Rationale and alternatives

These rationales and alternatives apply to the build-std proposal as a whole:

Why have rationale sections?

A separate rationale section makes for easier reading by letting the proposal sections of the RFCs flow better without interruptions or tangents.

↩ Terminology

Why not do nothing?

Support for rebuilding the standard library is a long-standing feature request from subsets of the Rust community and blocks the work of some project teams (e.g. sanitisers and branch protection in the compiler team, amongst others). Inaction forces these users to remain on nightly and depend on the unstable -Zbuild-std flag indefinitely. RFCs and discussion dating back to the first stable release of the language demonstrate the longevity of build-std as a need.

Shouldn’t build-std be part of rustup?

build-std is effectively creating a new sysroot with a customised standard library. rustup as Rust’s toolchain manager has existing machinery to create and maintain sysroots, and if it could invoke Cargo to build the standard library then it could create a new toolchain from a build from a rust-src component. rustup would be invoking tools from the next layer of abstraction (Cargo) in the same way that Cargo invokes tools from the layer of abstraction after it (rustc).
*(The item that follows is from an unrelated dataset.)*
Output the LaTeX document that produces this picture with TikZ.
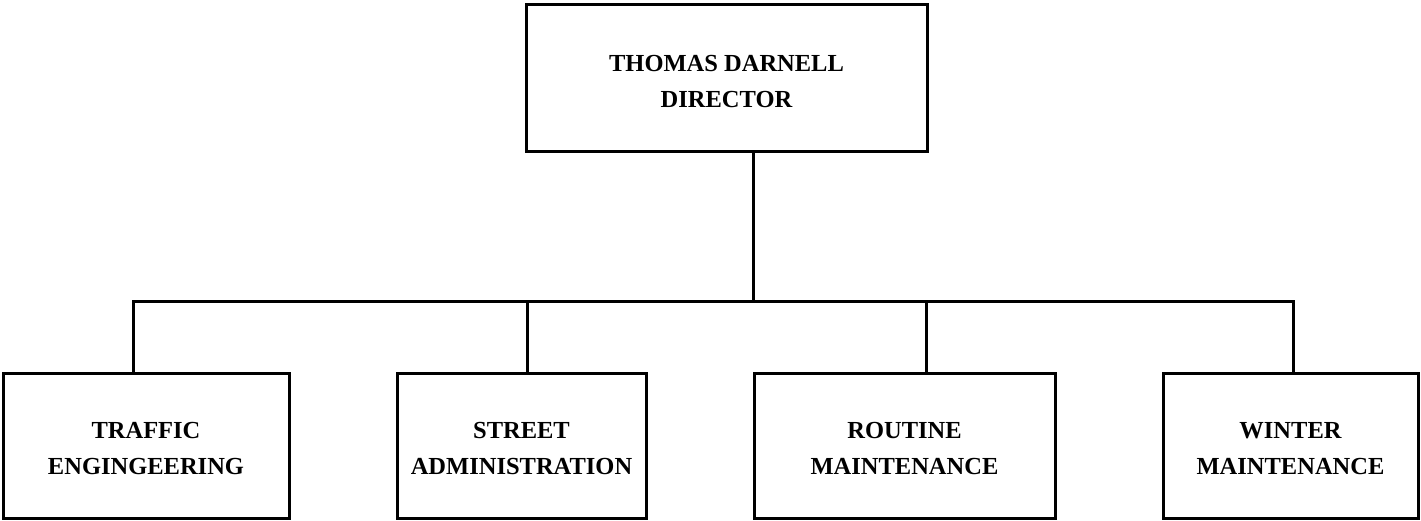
\documentclass[tikz,border=0pt]{standalone}
\usepackage{fontspec}
\setmainfont{Liberation Serif}
\begin{document}
\begin{tikzpicture}[x=1pt,y=-1pt,
  orgbox/.style={draw, line width=3pt, rectangle, inner sep=0pt, minimum height=145pt,
    label={[align=center, yshift=-3pt, font=\fontsize{24.5}{35.5}\selectfont\bfseries]center:#1}},
  link/.style={line width=3pt, line join=miter}]
  \useasboundingbox (0,0) rectangle (1421,521);

  % director
  \node[orgbox={THOMAS DARNELL\\DIRECTOR}, minimum width=401pt, minimum height=147pt]
    (top) at (726.5,78.5) {};

  % divisions
  \node[orgbox={TRAFFIC\\ENGINGEERING},   minimum width=286pt] (traffic) at (146,445.5) {};
  \node[orgbox={STREET\\ADMINISTRATION},  minimum width=249pt] (street)  at (521.5,445.5) {};
  \node[orgbox={ROUTINE\\MAINTENANCE},    minimum width=301pt] (routine) at (904.5,445.5) {};
  \node[orgbox={WINTER\\MAINTENANCE},     minimum width=255pt] (winter)  at (1290.5,445.5) {};

  % bus line and drop points
  \coordinate (bus) at (753,301);
  \coordinate (d1) at (133,301);
  \coordinate (d2) at (527,301);
  \coordinate (d3) at (926,301);
  \coordinate (d4) at (1293,301);

  \draw[link] (top.south -| bus) -- (bus);
  \draw[link] (d1 |- traffic.north) -- (d1) -- (d4) -- (d4 |- winter.north);
  \draw[link] (d2) -- (d2 |- street.north);
  \draw[link] (d3) -- (d3 |- routine.north);
\end{tikzpicture}
\end{document}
A brief prototype of this idea was created and a short design document was drafted before concluding that it would not be possible. With Cargo’s artifact dependencies it may be desirable to build with a different standard library and if rustup was creating different toolchains per-customised standard library then Cargo would need to have knowledge of these to switch between them, which isn’t possible (and something of a layering violation). It is also unclear how Cargo would find and use the uncustomized host sysroot for build scripts and procedural macros. In addition rustup’s knowledge of sysroots and toolchains is limited to the archives it unpacks - it becoming a part of the build system is not trivial, especially considering it uses a different versioning system to Cargo, Rust and the standard library.